**PROVIDED RECORDS**
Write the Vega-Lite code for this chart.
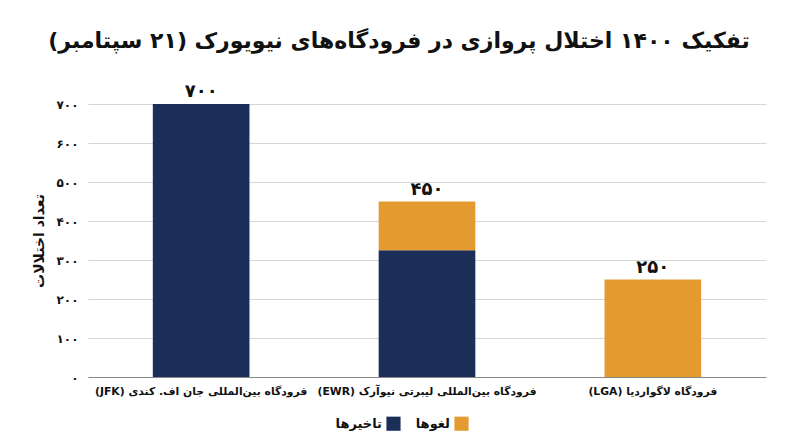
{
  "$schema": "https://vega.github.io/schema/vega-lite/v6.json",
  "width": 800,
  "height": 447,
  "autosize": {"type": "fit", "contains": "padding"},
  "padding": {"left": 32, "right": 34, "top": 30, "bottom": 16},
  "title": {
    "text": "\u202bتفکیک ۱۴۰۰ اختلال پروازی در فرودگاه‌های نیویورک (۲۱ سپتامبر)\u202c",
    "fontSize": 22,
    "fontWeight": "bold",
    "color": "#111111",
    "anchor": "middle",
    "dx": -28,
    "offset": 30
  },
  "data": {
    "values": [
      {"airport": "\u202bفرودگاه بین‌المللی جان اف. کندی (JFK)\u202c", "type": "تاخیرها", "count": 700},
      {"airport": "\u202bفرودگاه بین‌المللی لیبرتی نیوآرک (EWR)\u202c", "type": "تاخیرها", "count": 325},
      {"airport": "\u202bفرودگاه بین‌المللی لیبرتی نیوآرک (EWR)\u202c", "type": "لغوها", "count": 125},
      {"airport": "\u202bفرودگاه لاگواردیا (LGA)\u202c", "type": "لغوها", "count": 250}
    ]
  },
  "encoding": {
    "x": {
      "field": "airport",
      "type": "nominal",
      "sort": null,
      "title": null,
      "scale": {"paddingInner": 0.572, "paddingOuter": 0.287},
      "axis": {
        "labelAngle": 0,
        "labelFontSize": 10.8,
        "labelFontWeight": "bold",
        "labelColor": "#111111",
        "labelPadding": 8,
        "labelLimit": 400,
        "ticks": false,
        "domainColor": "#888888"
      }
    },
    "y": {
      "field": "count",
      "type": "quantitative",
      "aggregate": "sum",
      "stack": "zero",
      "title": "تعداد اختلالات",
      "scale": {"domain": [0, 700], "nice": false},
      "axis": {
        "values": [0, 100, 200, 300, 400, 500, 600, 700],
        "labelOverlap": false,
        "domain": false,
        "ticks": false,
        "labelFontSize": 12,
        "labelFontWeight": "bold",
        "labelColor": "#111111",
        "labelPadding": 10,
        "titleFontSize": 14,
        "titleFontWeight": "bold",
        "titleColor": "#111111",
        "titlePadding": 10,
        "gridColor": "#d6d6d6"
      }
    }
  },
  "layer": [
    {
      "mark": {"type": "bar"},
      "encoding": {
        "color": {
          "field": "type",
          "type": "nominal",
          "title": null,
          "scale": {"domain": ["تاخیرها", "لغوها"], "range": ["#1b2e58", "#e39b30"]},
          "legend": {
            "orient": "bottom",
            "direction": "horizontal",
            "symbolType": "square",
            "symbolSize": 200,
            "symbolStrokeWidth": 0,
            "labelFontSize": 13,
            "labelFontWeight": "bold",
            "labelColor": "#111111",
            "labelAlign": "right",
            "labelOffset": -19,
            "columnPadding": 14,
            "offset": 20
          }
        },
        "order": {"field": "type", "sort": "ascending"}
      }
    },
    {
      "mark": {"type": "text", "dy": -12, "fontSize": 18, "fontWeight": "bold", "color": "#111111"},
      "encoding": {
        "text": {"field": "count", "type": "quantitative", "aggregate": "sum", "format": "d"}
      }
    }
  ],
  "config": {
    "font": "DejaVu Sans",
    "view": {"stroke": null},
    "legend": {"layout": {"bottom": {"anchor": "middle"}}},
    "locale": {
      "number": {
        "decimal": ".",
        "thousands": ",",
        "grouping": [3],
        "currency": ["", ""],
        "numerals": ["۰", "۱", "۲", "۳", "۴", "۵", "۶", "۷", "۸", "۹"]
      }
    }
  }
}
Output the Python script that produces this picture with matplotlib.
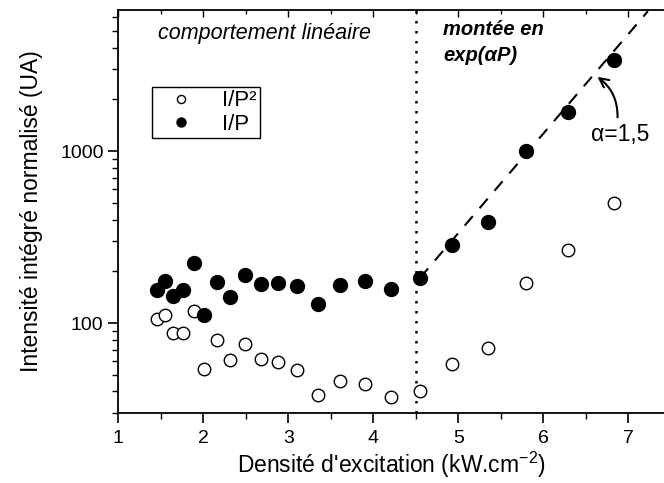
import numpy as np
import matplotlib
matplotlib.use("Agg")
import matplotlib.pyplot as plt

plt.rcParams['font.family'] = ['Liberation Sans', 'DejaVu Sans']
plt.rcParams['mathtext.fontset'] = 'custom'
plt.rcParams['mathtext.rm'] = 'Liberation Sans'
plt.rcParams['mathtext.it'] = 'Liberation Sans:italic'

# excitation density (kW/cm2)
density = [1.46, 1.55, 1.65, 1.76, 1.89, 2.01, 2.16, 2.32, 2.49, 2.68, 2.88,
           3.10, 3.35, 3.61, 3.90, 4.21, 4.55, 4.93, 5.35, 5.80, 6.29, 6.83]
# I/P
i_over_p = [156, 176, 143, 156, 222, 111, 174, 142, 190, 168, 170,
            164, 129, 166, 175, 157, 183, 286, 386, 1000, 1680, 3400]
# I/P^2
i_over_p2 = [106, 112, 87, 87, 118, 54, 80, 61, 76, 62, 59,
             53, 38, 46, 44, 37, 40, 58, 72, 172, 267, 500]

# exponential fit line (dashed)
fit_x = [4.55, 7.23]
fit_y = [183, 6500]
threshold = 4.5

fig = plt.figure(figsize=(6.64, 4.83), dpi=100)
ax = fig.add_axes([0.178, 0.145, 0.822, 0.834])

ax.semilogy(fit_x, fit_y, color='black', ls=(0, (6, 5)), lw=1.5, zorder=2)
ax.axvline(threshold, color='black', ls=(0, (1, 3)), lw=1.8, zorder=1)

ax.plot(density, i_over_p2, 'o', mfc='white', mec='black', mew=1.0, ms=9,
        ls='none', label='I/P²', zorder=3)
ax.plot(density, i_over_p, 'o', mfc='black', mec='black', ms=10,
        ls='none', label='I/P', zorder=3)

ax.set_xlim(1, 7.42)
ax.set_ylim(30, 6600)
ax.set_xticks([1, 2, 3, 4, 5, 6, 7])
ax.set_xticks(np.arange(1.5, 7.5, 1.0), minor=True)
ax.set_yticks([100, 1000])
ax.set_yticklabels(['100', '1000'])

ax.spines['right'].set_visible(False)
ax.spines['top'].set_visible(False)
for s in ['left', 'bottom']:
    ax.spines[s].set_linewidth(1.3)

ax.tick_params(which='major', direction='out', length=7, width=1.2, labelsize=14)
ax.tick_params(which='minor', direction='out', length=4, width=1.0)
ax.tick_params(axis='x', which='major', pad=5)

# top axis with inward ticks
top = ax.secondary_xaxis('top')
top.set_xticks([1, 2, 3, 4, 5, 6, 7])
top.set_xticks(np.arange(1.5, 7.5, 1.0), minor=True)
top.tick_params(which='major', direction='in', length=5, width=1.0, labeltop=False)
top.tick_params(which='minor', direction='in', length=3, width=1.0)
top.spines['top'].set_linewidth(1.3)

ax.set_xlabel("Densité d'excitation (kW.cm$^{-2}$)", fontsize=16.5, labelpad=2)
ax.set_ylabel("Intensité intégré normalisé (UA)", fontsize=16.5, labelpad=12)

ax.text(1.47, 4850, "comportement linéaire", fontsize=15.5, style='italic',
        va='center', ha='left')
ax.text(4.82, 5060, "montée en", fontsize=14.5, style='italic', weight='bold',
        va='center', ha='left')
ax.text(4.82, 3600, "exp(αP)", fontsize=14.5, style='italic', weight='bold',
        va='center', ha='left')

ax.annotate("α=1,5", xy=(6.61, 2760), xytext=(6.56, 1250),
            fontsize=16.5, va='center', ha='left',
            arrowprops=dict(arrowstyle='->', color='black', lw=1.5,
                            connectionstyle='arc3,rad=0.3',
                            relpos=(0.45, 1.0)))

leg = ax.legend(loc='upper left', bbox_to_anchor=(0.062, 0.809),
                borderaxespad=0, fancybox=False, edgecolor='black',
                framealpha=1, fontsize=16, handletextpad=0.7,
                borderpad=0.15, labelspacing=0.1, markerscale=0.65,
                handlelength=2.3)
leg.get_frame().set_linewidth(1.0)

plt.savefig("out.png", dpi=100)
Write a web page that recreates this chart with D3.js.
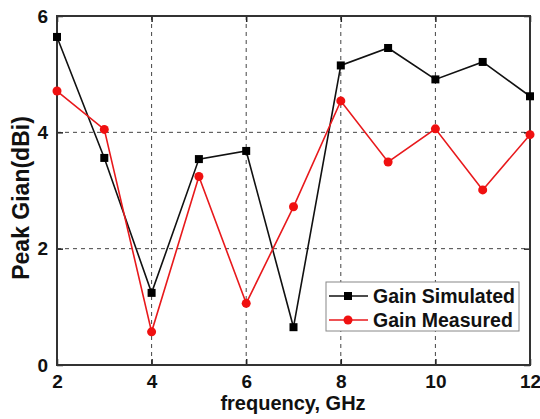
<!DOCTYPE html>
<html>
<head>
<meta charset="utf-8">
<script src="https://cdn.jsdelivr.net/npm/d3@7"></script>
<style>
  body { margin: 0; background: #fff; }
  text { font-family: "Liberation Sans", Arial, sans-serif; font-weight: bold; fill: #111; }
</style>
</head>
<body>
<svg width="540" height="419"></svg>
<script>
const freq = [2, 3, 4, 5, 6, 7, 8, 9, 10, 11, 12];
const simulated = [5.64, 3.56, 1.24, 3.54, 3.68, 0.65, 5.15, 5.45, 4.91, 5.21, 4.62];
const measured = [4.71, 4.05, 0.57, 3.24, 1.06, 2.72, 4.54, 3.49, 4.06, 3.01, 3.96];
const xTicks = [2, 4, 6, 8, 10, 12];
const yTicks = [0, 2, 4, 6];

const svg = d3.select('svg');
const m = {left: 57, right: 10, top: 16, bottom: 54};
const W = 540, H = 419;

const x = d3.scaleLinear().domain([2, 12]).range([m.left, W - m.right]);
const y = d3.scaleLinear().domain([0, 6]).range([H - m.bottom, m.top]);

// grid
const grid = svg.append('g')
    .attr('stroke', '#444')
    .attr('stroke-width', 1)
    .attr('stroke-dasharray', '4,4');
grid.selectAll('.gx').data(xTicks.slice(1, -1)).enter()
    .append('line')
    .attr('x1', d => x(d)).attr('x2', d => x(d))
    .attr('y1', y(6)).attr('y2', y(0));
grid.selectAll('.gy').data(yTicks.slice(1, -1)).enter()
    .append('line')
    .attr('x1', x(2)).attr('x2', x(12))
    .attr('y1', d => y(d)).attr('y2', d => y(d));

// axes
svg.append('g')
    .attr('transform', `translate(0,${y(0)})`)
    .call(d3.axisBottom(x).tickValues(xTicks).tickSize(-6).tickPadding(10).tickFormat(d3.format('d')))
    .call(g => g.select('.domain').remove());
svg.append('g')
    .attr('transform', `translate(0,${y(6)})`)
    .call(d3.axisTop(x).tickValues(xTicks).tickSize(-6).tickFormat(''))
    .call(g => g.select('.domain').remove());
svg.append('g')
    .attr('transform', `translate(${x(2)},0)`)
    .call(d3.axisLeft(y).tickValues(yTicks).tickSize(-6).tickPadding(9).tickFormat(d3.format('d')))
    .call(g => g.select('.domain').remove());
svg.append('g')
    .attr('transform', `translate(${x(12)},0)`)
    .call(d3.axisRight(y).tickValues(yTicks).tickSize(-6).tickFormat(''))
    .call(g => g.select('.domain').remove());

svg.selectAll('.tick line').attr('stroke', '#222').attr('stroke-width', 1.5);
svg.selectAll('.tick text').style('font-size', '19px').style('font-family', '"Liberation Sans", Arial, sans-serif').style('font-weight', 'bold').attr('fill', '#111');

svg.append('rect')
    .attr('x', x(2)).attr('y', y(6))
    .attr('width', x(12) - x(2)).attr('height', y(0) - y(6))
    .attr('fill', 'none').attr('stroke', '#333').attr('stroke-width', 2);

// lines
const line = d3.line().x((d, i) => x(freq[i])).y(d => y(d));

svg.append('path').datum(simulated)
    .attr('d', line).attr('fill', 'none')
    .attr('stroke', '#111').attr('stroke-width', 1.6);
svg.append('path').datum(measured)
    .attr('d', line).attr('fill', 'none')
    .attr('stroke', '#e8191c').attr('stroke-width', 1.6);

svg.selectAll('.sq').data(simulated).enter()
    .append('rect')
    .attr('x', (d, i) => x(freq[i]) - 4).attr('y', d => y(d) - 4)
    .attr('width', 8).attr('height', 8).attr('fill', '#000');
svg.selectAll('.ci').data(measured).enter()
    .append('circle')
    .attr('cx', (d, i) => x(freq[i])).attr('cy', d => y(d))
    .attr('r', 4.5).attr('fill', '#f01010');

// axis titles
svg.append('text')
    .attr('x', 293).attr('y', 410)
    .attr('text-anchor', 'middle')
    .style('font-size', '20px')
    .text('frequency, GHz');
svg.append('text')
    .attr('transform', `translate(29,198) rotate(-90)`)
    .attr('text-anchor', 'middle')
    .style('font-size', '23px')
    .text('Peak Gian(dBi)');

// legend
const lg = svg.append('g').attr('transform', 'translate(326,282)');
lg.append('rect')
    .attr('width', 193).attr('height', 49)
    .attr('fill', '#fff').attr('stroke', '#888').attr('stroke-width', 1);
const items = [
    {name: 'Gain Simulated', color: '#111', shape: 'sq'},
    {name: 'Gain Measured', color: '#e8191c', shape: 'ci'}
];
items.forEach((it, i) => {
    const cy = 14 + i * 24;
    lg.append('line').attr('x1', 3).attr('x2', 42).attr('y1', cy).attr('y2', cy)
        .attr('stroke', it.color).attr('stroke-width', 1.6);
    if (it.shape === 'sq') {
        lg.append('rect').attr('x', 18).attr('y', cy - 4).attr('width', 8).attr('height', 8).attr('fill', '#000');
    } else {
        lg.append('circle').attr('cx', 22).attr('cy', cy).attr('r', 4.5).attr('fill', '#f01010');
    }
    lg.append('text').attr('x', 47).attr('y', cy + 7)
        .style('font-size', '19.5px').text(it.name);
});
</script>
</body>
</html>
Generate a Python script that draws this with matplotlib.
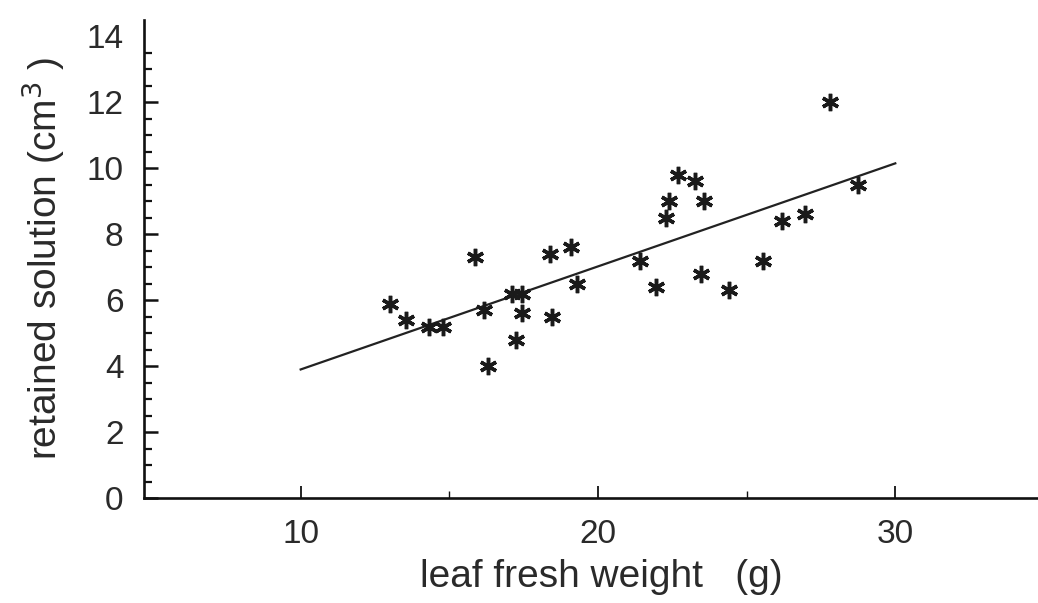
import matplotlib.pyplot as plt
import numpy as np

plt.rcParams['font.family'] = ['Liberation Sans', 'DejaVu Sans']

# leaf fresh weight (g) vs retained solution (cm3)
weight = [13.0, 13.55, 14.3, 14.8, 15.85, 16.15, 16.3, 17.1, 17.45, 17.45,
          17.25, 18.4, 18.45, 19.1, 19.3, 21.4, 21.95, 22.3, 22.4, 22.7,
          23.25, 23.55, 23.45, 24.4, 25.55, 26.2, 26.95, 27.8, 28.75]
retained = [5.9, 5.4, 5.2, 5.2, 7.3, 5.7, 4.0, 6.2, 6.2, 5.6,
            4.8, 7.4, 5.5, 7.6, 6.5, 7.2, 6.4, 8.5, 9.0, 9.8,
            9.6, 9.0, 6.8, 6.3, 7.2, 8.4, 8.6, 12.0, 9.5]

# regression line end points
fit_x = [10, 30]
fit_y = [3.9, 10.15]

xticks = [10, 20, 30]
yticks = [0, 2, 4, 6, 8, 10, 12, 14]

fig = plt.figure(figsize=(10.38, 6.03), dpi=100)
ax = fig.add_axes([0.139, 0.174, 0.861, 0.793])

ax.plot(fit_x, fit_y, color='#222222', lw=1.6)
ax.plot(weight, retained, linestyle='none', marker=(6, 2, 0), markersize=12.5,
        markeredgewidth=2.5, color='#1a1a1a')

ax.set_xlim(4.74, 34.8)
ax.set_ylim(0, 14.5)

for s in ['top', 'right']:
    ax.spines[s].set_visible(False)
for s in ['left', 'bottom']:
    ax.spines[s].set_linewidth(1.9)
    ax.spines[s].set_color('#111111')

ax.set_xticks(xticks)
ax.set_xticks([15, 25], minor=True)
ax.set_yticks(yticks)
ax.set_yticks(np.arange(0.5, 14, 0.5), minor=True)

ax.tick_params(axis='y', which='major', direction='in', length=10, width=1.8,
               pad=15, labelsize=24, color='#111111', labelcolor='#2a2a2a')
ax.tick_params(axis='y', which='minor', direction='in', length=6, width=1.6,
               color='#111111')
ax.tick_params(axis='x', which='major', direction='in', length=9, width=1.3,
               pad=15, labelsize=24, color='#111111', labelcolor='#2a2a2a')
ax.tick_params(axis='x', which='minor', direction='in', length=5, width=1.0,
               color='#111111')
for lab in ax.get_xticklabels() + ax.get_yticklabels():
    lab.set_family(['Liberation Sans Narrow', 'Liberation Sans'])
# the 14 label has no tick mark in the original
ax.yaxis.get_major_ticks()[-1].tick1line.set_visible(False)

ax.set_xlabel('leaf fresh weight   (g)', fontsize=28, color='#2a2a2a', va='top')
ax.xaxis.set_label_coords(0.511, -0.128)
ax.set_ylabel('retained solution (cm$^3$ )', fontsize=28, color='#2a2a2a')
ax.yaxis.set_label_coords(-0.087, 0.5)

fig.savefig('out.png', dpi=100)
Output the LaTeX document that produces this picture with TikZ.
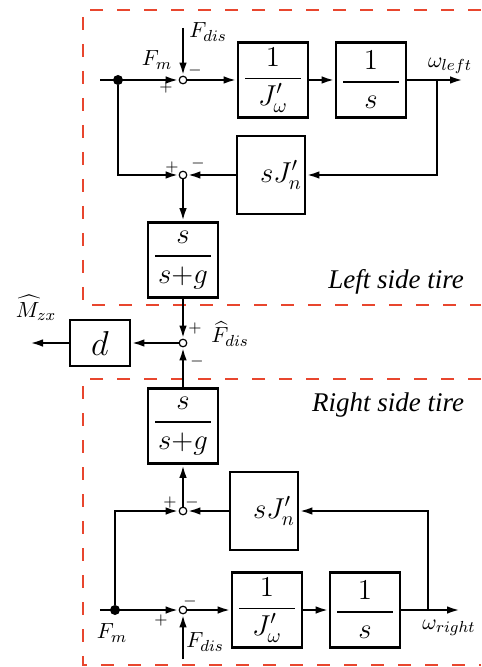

**WHAT YOU WILL DO**
Copy out, exactly, every line from the one that contains "Write a web" through the one that contains "const y = d3.scaleLinear().domain([0, 6]).range([H". Pictures stay out of the copy.

**SOLUTION TO THIS EXERCISE**
Write a web page that recreates this chart with D3.js.
<!DOCTYPE html>
<html>
<head>
<meta charset="utf-8">
<script src="https://cdn.jsdelivr.net/npm/d3@7"></script>
<style>
  body { margin: 0; background: #fff; }
  text { font-family: "Liberation Sans", Arial, sans-serif; font-weight: bold; fill: #111; }
</style>
</head>
<body>
<svg width="540" height="419"></svg>
<script>
const freq = [2, 3, 4, 5, 6, 7, 8, 9, 10, 11, 12];
const simulated = [5.64, 3.56, 1.24, 3.54, 3.68, 0.65, 5.15, 5.45, 4.91, 5.21, 4.62];
const measured = [4.71, 4.05, 0.57, 3.24, 1.06, 2.72, 4.54, 3.49, 4.06, 3.01, 3.96];
const xTicks = [2, 4, 6, 8, 10, 12];
const yTicks = [0, 2, 4, 6];

const svg = d3.select('svg');
const m = {left: 57, right: 10, top: 16, bottom: 54};
const W = 540, H = 419;

const x = d3.scaleLinear().domain([2, 12]).range([m.left, W - m.right]);
const y = d3.scaleLinear().domain([0, 6]).range([H - m.bottom, m.top]);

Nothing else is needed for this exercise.